一般に建物だけの賃貸借の場合、建物使用のために最低限必要と認められる土地については、賃貸人は建物賃貸借に付随してその目的の範囲内において賃借人がこれを使用することを容認する義務があり、賃借人はその限りで右土地を使用する権能があると解すべきである。特に本件のように建物賃貸借の目的が工場として使用することであり、賃貸人が賃借人に対して建物の敷地と建物から公道に通ずる通路を建物を工場として利用する必要上、材料置場や材料、製品の搬出入のための自動車の通路などとして賃借人が使用することを許諾したような場合は、建物の賃貸借とは言っても、その実質は建物と敷地、通路が一体となった賃貸借と同等に評価すべきである。従って、このような場合には、土地使用の許諾も賃料額決定の一要素となっているものと解するのが合理的であるから、かかる土地の一部が賃借人の過失によらないで使用できなくなり、そのため賃借人の建物賃借の目的を損い、建物利用上の機能の一部が失われるに至ったときは、公平の見地から民法第六一一条を類推適用して、賃借人は賃貸人に対して建物の賃料の減額を請求しうると解すべきである。そしてこの減額の範囲は、単に使用土地の平面的な減少の割合を基準とすべきではなく、あくまでも建物賃貸借の制約を逸脱しないように建物の利用価値が使用土地の減少に伴いどの程度減じたかを基準としてきめるべきである。

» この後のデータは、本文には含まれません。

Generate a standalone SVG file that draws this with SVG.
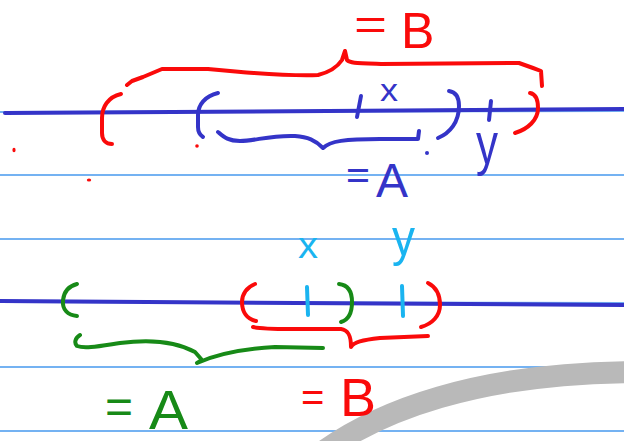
<svg xmlns="http://www.w3.org/2000/svg" width="624" height="441" viewBox="0 0 624 441">
<style>
.rule{stroke:#74b2f2;stroke-width:2;fill:none}
.axis{stroke:#3434c8;stroke-width:4;fill:none;stroke-linecap:round}
.ink{fill:none;stroke-width:4;stroke-linecap:round;stroke-linejoin:round}
.red{stroke:#fa0a0a}
.blue{stroke:#3434c8}
.green{stroke:#178a17}
.cyan{stroke:#1ab4f0}
.t{font-family:"Liberation Sans","DejaVu Sans",sans-serif}
.tred{fill:#fa0a0a}
.tblue{fill:#3434c8}
.tgreen{fill:#178a17}
.tcyan{fill:#1ab4f0}
</style>
<rect width="624" height="441" fill="#ffffff"/>
<g id="ruled-lines">
<line class="rule" x1="0" y1="112" x2="624" y2="111"/>
<line class="rule" x1="0" y1="175" x2="624" y2="175"/>
<line class="rule" x1="0" y1="239" x2="624" y2="239"/>
<line class="rule" x1="0" y1="302" x2="624" y2="303"/>
<line class="rule" x1="0" y1="367" x2="624" y2="367"/>
<line class="rule" x1="0" y1="431" x2="624" y2="431"/>
</g>
<g id="pen-shadow">
<path d="M312,460 C375,410 480,372 640,372" fill="none" stroke="#b9b9b9" stroke-width="22"/>
</g>
<g id="top-number-line">
<line class="axis" x1="5" y1="113" x2="624" y2="109"/>
<path class="ink blue" d="M361,96 L357,117"/>
<path class="ink blue" d="M491,101 L489,120"/>
<text class="t tblue" x="380" y="101" font-size="32" textLength="18" lengthAdjust="spacingAndGlyphs">x</text>
<text class="t tblue" x="476" y="164" font-size="60" textLength="22" lengthAdjust="spacingAndGlyphs">y</text>
</g>
<g id="top-interval-B">
<path class="ink red" d="M121,94 C108,97 102,107 102,118 L102,133 C102,140 106,144 112,144"/>
<path class="ink red" d="M530,93 C536,94 538,99 538,108 C538,120 528,129 515,133"/>
<path class="ink red" d="M127,85 L132,81 L143,77 L162,69 L208,69 L241,72 C270,74 290,76 318,75 C330,72 338,66 342,60 L345,51 L347,60 C350,63 355,63 381,64 L519,63 L533,68 L541,71 L542,86"/>
<text class="t tred" x="354" y="39" font-size="43" textLength="33" lengthAdjust="spacingAndGlyphs">=</text>
<text class="t tred" x="401" y="48" font-size="50">B</text>
</g>
<g id="top-interval-A">
<path class="ink blue" d="M218,93 C205,96 198,105 198,115 L198,127 C198,132 200,135 203,137"/>
<path class="ink blue" d="M449,91 C456,92 459,97 459,106 C459,122 450,133 438,138"/>
<path class="ink blue" d="M218,132 C224,137 228,141 240,141 C255,141 270,135 295,136 C308,137 315,140 323,148 C330,141 345,139 380,139 L418,139 L419,131"/>
<text class="t tblue" x="346" y="189" font-size="41">=</text>
<text class="t tblue" x="376" y="197" font-size="48">A</text>
</g>
<g id="dots">
<ellipse cx="14" cy="150" rx="1.6" ry="2.2" fill="#fa0a0a"/>
<ellipse cx="89" cy="180" rx="2.2" ry="1.6" fill="#fa0a0a"/>
<ellipse cx="197" cy="146" rx="1.8" ry="1.8" fill="#fa0a0a"/>
<ellipse cx="427" cy="153" rx="2" ry="2" fill="#3434c8"/>
</g>
<g id="bottom-number-line">
<line class="axis" x1="0" y1="301" x2="624" y2="305"/>
<path class="ink cyan" d="M307,287 L308,315" stroke-width="6"/>
<path class="ink cyan" d="M402,286 L403,316"/>
<text class="t tcyan" x="298" y="258" font-size="36" textLength="20" lengthAdjust="spacingAndGlyphs">x</text>
<text class="t tcyan" x="392" y="255" font-size="52" textLength="23" lengthAdjust="spacingAndGlyphs">y</text>
</g>
<g id="bottom-interval-A">
<path class="ink green" d="M77,284 C69,286 64,292 63,300 C62,310 68,315 77,316"/>
<path class="ink green" d="M339,284 C348,285 352,292 352,302 C352,314 348,320 341,322"/>
<path class="ink green" d="M80,335 C75,338 74,343 77,346 C85,349 100,346 120,343 C150,339 175,341 195,352 L202,360 L197,363 C215,355 240,349 275,347 L323,348"/>
<text class="t tgreen" x="105" y="423" font-size="48">=</text>
<text class="t tgreen" x="149" y="429" font-size="56" textLength="39" lengthAdjust="spacingAndGlyphs">A</text>
</g>
<g id="bottom-interval-B">
<path class="ink red" d="M255,284 C247,287 242,294 242,302 C242,312 247,319 256,321"/>
<path class="ink red" d="M428,283 C436,287 440,295 440,305 C440,316 432,324 421,327"/>
<path class="ink red" d="M253,327 C262,329 275,329 290,329 L341,329 C348,330 351,335 351,347 C354,342 362,340 380,338 L428,336"/>
<text class="t tred" x="301" y="411" font-size="40">=</text>
<text class="t tred" x="340" y="416" font-size="54">B</text>
</g>
</svg>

右認定事実によれば、通路と敷地の一部が使用できなくなったことにつき被告に過失がなかったと認められ、被告が右強制執行直後の昭和四一年一〇月ごろ、原告に対し、口頭で賃料を一ヵ月につき金六二、〇〇〇円に減額する旨の意思表示をしたことは、当事者間に争いがない。そして、鑑定人石川市太郎の鑑定の結果によると、本件建物賃貸借に特有の建物使用目的を捨象し、建物の価格に適正利潤率を掛け、これに租税、管理費、土地資本利子を加える方法によって算出した昭和四一年一〇月当時の本件建物の適正賃料は、使用不能部分の土地を除くと全部の土地が使用できる場合に比べて、三割以上低額となることが認められ、このことを前認定の本件建物が工場に使用する目的で賃貸されたことおよび通路の閉鎖と敷地の減少によって工場建物としての利用価値が著しく低下したことを考慮すると、従前の約定賃料月額金八二、〇〇〇円中、本件建物の利用価値の減少に相当する部分は金二〇、〇〇〇円を下ることはないと認められるから、被告の右減額請求により、本件賃料は遅くとも昭和四一年一〇月末日から月額金六二、〇〇〇円に減額されたことになる。
三、よって、昭和四一年一一月分からの月額金六二、〇〇〇円を越える部分の賃料の支払いを求める原告の請求は、その余の点について判断するまでもなく失当であるから、これを棄却し、訴訟費用の負担につき民事訴訟法第八九条を適用し、主文のとおり判決する。